Later, they took down a new log house that had not been chinked. It had been built by John Doble in the townsite of Corinna. The logs were floated up the lake and rebuilt. In this building the women and children slept upstairs and the men slept downstairs.
As it grew dark each night, two women were chosen to stand guard at the narrow necks of land that joined their island/peninsula to the main land, the men taking their places later and keeping guard all night. Various excursions were made to the little clearings to see that all was well and to get food. The men always went together in small parties.
The Doble Boys
Blood was almost shed at the Fort when John Doble's sons went to the marsh to gather grass for the calves at the fort. James Pratt saw the bobbing heads and thought there were Indians that were hiding in the grass. He had rifle in hand ready to shoot when the boys' mother ran to stop him.
The Firing at Clearwater
The story is told that one night all had settled down to rest. The sentinels heard the report of a distant gun. then another and another, in rapid succession. Considering how paranoid the settlers were, they were all roused and as the firing went on, their alarm increased. The settlers thought the Indians were coming from Fair Haven. Every gun was put in order. Both men and women had fire arms ready. (Those pioneer women were liberated.)

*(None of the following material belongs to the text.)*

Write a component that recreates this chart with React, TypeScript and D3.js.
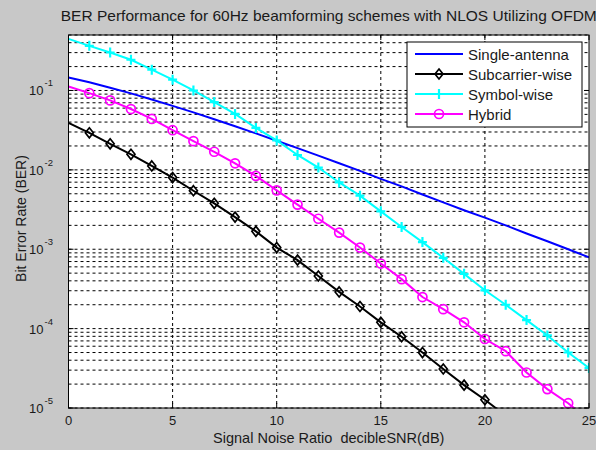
import React from "react";
import * as d3 from "d3";

// SNR points in dB
const snr = d3.range(0, 26);

// BER, one value per dB
const singleAntenna = [
  0.146, 0.127, 0.108, 0.092, 0.077, 0.064, 0.053, 0.0435, 0.0355, 0.0288,
  0.0233, 0.0188, 0.0151, 0.0121, 0.0097, 0.0077, 0.0062, 0.0049, 0.0039,
  0.0031, 0.0025, 0.002, 0.00158, 0.00126, 0.001, 0.00079,
];
const subcarrierWise = [
  0.039, 0.0293, 0.0213, 0.0157, 0.0112, 0.008, 0.00546, 0.00379, 0.00254,
  0.00168, 0.00105, 0.00073, 0.00046, 0.00029, 0.00019, 0.00012, 7.9e-5,
  5.0e-5, 3.1e-5, 1.94e-5, 1.27e-5, 8.0e-6, 5.0e-6, 3.2e-6, 2.0e-6, 1.3e-6,
];
const symbolWise = [
  0.447, 0.365, 0.301, 0.244, 0.183, 0.137, 0.1, 0.0714, 0.0506, 0.0338,
  0.0235, 0.0154, 0.0107, 0.00694, 0.00473, 0.003, 0.00191, 0.00123, 0.00078,
  0.00049, 0.000304, 0.0002, 0.000128, 8.2e-5, 5.0e-5, 3.2e-5,
];
const hybrid = [
  0.112, 0.0926, 0.075, 0.0584, 0.0438, 0.0316, 0.023, 0.0169, 0.0121, 0.0084,
  0.00552, 0.00365, 0.00242, 0.00162, 0.00105, 0.00066, 0.00042, 0.00025,
  0.000176, 0.00012, 7.4e-5, 5.2e-5, 2.8e-5, 1.73e-5, 1.15e-5, 7.0e-6,
];

const seriesNames = ["Single-antenna", "Subcarrier-wise", "Symbol-wise", "Hybrid"];
const seriesColors = ["#0000ff", "#000000", "#00ffff", "#ff00ff"];
const seriesMarkers = ["none", "diamond", "plus", "circle"];
const seriesValues = [singleAntenna, subcarrierWise, symbolWise, hybrid];

const xTicks = [0, 5, 10, 15, 20, 25];
const yExponents = [-1, -2, -3, -4, -5];

const W = 596;
const H = 450;
const plot = { left: 68.5, right: 589, top: 35, bottom: 408 };
const font = "Arial, 'Liberation Sans', sans-serif";
const textColor = "#1a1a1a";

const Marker = ({ kind, color, x, y }) => {
  if (kind === "diamond")
    return (
      <path
        d={`M${x},${y - 5}L${x + 4},${y}L${x},${y + 5}L${x - 4},${y}Z`}
        fill="none"
        stroke={color}
        strokeWidth={1.7}
      />
    );
  if (kind === "circle")
    return <circle cx={x} cy={y} r={4.5} fill="none" stroke={color} strokeWidth={1.7} />;
  if (kind === "plus")
    return (
      <path
        d={`M${x - 4.5},${y}H${x + 4.5}M${x},${y - 5}V${y + 5}`}
        stroke={color}
        strokeWidth={2.2}
      />
    );
  return null;
};

export default function App() {
  const x = d3.scaleLinear().domain([0, 25]).range([plot.left, plot.right]);
  const y = d3.scaleLog().domain([1e-5, 0.5]).range([plot.bottom, plot.top]);

  const line = d3
    .line<number>()
    .x((_, i) => x(snr[i]))
    .y((d) => y(d));

  // minor + major grid values on the log axis
  const yGrid: number[] = [];
  for (let e = -5; e <= -1; e++) {
    for (let m = 1; m <= 9; m++) {
      const v = m * Math.pow(10, e);
      if (v >= 1e-5 && v <= 0.5) yGrid.push(v);
    }
  }

  const legend = { x: 407, y: 42, w: 175, h: 85 };

  return (
    <svg
      width={W}
      height={H}
      style={{ position: "absolute", left: 0, top: 0 }}
      fontFamily={font}
    >
      <rect x={0} y={0} width={W} height={H} fill="#c8c8c8" />
      <rect
        x={plot.left}
        y={plot.top}
        width={plot.right - plot.left}
        height={plot.bottom - plot.top}
        fill="#ffffff"
      />
      <defs>
        <clipPath id="plotClip">
          <rect
            x={plot.left}
            y={plot.top}
            width={plot.right - plot.left}
            height={plot.bottom - plot.top}
          />
        </clipPath>
      </defs>

      {/* grid */}
      <g stroke="#000" strokeWidth={1} strokeDasharray="3,3" fill="none">
        {xTicks.slice(1, -1).map((t) => (
          <line key={t} x1={x(t)} x2={x(t)} y1={plot.top} y2={plot.bottom} />
        ))}
        {yGrid.map((v) => (
          <line key={v} x1={plot.left} x2={plot.right} y1={y(v)} y2={y(v)} />
        ))}
      </g>

      {/* ticks */}
      <g stroke="#000" strokeWidth={1}>
        {xTicks.map((t) => (
          <g key={t}>
            <line x1={x(t)} x2={x(t)} y1={plot.bottom} y2={plot.bottom - 5} />
            <line x1={x(t)} x2={x(t)} y1={plot.top} y2={plot.top + 5} />
          </g>
        ))}
        {yExponents.map((e) => (
          <g key={e}>
            <line x1={plot.left} x2={plot.left + 5} y1={y(Math.pow(10, e))} y2={y(Math.pow(10, e))} />
            <line x1={plot.right} x2={plot.right - 5} y1={y(Math.pow(10, e))} y2={y(Math.pow(10, e))} />
          </g>
        ))}
      </g>

      {/* series */}
      <g clipPath="url(#plotClip)">
        {seriesValues.map((vals, si) => (
          <g key={si}>
            <path d={line(vals) || ""} fill="none" stroke={seriesColors[si]} strokeWidth={2} />
            {vals.map((v, i) =>
              i === 0 ? null : (
                <Marker key={i} kind={seriesMarkers[si]} color={seriesColors[si]} x={x(snr[i])} y={y(v)} />
              )
            )}
          </g>
        ))}
      </g>

      {/* frame */}
      <rect
        x={plot.left}
        y={plot.top}
        width={plot.right - plot.left}
        height={plot.bottom - plot.top}
        fill="none"
        stroke="#000"
        strokeWidth={1}
      />

      {/* tick labels */}
      <g fontSize={13} fill={textColor}>
        {xTicks.map((t) => (
          <text key={t} x={x(t)} y={425} textAnchor="middle">
            {t}
          </text>
        ))}
        {yExponents.map((e) => (
          <text key={e} x={53} y={y(Math.pow(10, e)) + 5} textAnchor="end">
            10
            <tspan fontSize={9.5} dx={1} dy={-9}>
              {e}
            </tspan>
          </text>
        ))}
      </g>

      {/* title and axis labels */}
      <text
        x={(plot.left + plot.right) / 2}
        y={21}
        textAnchor="middle"
        fontSize={15}
        fill={textColor}
        textLength={536}
        lengthAdjust="spacingAndGlyphs"
      >
        BER Performance for 60Hz beamforming schemes with NLOS Utilizing OFDM
      </text>
      <text
        x={(plot.left + plot.right) / 2}
        y={443}
        textAnchor="middle"
        fontSize={14.5}
        fill={textColor}
      >
        {"Signal Noise Ratio\u00a0 decibleSNR(dB)"}
      </text>
      <text
        transform={`translate(26,${(plot.top + plot.bottom) / 2 - 3}) rotate(-90)`}
        textAnchor="middle"
        fontSize={14}
        fill={textColor}
      >
        Bit Error Rate (BER)
      </text>

      {/* legend */}
      <g>
        <rect x={legend.x} y={legend.y} width={legend.w} height={legend.h} fill="#fff" stroke="#000" strokeWidth={1} />
        {seriesNames.map((name, i) => {
          const ly = legend.y + 12 + i * 20;
          return (
            <g key={name}>
              <line x1={415} x2={463} y1={ly} y2={ly} stroke={seriesColors[i]} strokeWidth={2} />
              <Marker kind={seriesMarkers[i]} color={seriesColors[i]} x={439} y={ly} />
              <text x={468} y={ly + 5.5} fontSize={15} fill={textColor}>
                {name}
              </text>
            </g>
          );
        })}
      </g>
    </svg>
  );
}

After an hour or two, the firing stopped and the suspense ceased. No harm had come to the stockade. Curiosity and fear still was working on them. Finally, little Elijah Doble volunteered to go to Clearwater to see what news he could get. On his return to the fort, he told that the firing was for the celebration of the Union victory in the South. Doble, however, fanned himself with his hand and told everyone that the hole in the crown of his hat was made by an Indian's arrow.
By this time the Levi Dakin family had joined the others at the stockade.
The people stayed on for some time, but the work was laborious and slow. With all the inconvenience and friction coming from the close, unhandy quarters, the discontent increased until the families began to return to their homes. In a very short time "Fort Skedadddle" as it was later called, was empty.
1 Winchell, Prof. H. H., Rev. Edward D. Neill, and Charles Bryant. HISTORY OF WRIGHT COUNTY, MN., 1881, reprinted from HISTORY OF THE UPPER MISSISSIPPI VALLEY. Minnesota History Company. 1881.
2 "The Historic Fort Harriman," Annandale Advocate Post, August 16, 1900.
3 Wright County Plat Book, 1879.
4 "Fort Ske-daddle," Annandale Advocate, January 11, 1906.
5 "Fort Ske-daddle," Annandale Advocate, January 11, 1906.
6 "The Historic Fort Harriman," Annandale Advocate Post, August 16, 1900.
7 Professor N. H. Winchell, et al.
8 "The Historic Fort Harriman"
NOTE: Emma Harriman, the daughter of Rev. Harriman, originally wrote this information. She was known as a author of children's literature.